The Bay Area's congressional delegation is turning over:
- Jackie Speier retired from her seat on the northern end of the Peninsula. Growing up in the Bay Area, I had heard an abbreviated version of the "drink the Kool-Aid" story. When trying my hand as a teenager at dragon boat racing in the lake at Leo Ryan Memorial Park, I heard a capsule summary of who he was. And yet, I hadn't fully appreciated the horror or the impact of Jonestown until as an adult I noticed Speier's book in the new book display at the San Mateo Public Library and sped-read it while standing next to the bookshelf.
- Anna Eshoo (who successfully represented Silicon Valley's interests in Congress — and served on the southern end of the Peninsula for so long that I can vaguely recall taking a field trip to her Congressional office in Palo Alto when I was in middle school) has announced her own retirement.
- In San Francisco, Nancy Pelosi now holds the title of speaker emerita and is inching toward her own retirement. (One upside of this is that it's keeping Scott Wiener — the most likely candidate to replace Pelosi in D.C. — in the State Senate in Sacramento for longer, where he can continue to tackle California's housing, transportation, and healthcare challenges on our behalf.)
- In the East Bay, the progressive icon Barbara Lee is not running for the Congressional seat she's held since 1998 and has instead tried to run for Senate.

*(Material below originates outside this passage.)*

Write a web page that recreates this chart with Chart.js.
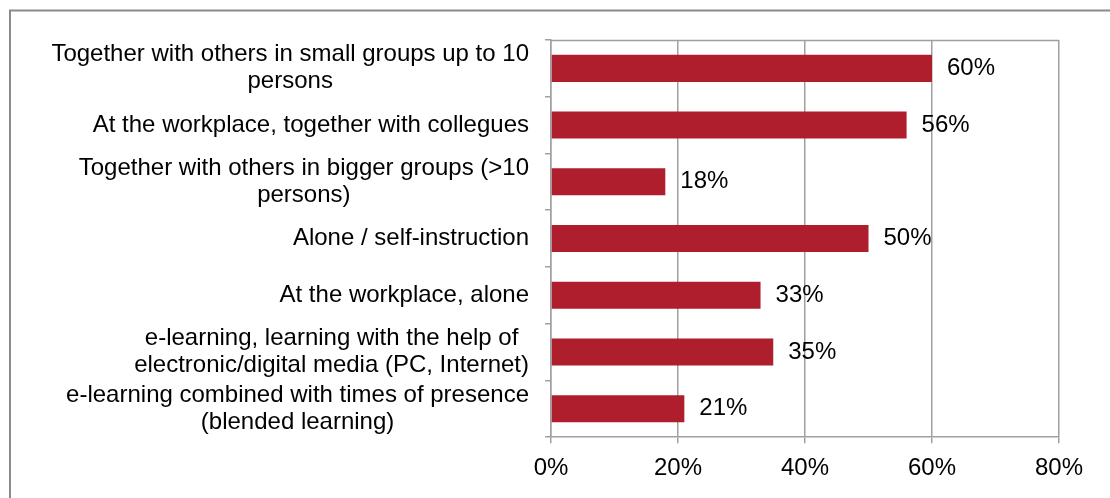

It's in the context of the Bay Area's powerful, experienced, and female Congressional representatives departing that Alameda's vice mayor Tony Daysog is running for Congress himself.
The Alameda County Registrar of Voters is still counting ballots from Tuesday's election. The top two vote-getters in this race will advance to the general election in November — here's what the counts are looking like:
According to the Alameda Post, the day after the election:
[Tony Daysog] issued a statement saying, “what Congressmember Barbara Lee said last night bears repeating as it is applicable to my situation: ‘Part of the process is allowing the time for every ballot cast—every voice—to be counted.’”
Barbara Lee speaks for [Tony]!
But, leaving aside my little attempt at wittiness to adjust that slogan, Lee actually endorsed Lateefah Simon in this Democratic Party.
And whether the final count of primary votes shows Jennifer Tran (a CSU East Bay professor with some experience with some Oakland non-profits) or Tony Daysog in 2nd place, Lateefah Simon's great lead suggests that she's well on her way to winning the general election in November — and becoming part of the Bay Area's next generation of powerful, experienced, and female Congressional representatives.